Courtesy coco Meyers
I was always in awe of Dan’s cool confidence and, dare I say, his cockiness in dealing with Charles. Everyone else in the office seemed to cower in fear. Dan had the gift of logic that he used to engage Charles. Only Dan could out-logic the logician and I believe Charlie saw Dan as a kindred spirit. During the design of the de Menil Residence, Charles was in the final stages of refinement of the plan and its site orientation when Dan was bold enough to tell him that the orientation of the house was backwards, and that the plan had to be flipped from west-east to east-west. After Charlie’s initial shock and withering fury, he came around to agree with Dan.
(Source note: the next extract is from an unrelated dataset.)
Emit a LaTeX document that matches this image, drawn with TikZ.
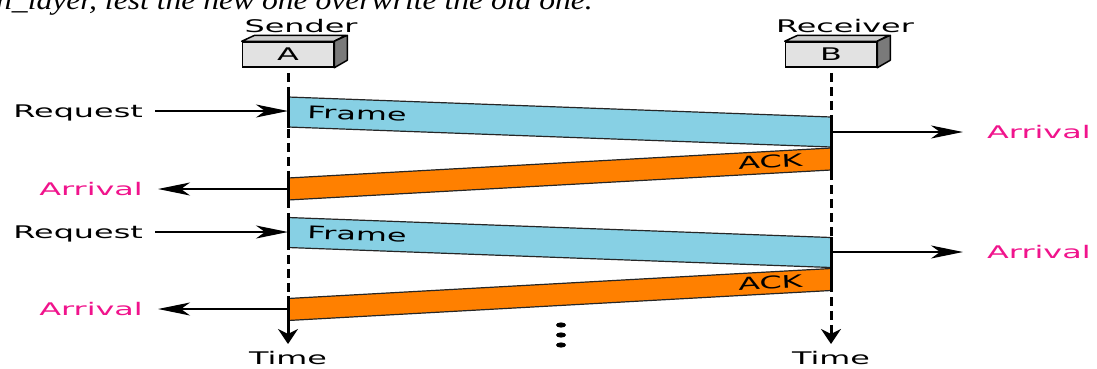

In 1984 Dan and I began our partnership, New York Architects. Our collaboration was a fierce one where we argued, butted heads, and fought for our ideas, but the work was all the better for it. I drew Dan out; he reeled me in. This dynamic tension met in the middle with our best work for Gagosian and the White Apartment. That apartment was a study in Zen minimalism, the perfect synthesis of us both. I finally saw how beautiful and exhilarating the color white and pure space could be, how fanciful and potent natural light could be.
In 1994, we dissolved our practice when it seemed we were pulling in opposite directions. Where most partnership break- ups end in bitterness, ours emerged in lasting friendship. After he established his practice in East Hampton in 2003, I watched his work develop with his projects for Larry Gagosian, Martha Stewart, and Michael Kors. His aesthetic, his eye for detail was probably influenced most by his love of racing and restoring vintage sports cars. He worked tirelessly on the restoration of his 1953 Siata, fretting over the details of the dashboard, the bezel around the speedometer, the hidden toggles, the precise hue of red paint. His insistence on automative perfection made an easy transition to architecture.
Even though I was three years older, I looked up to Dan as one would an older brother, a feeling that lasted right up until I said goodbye to him.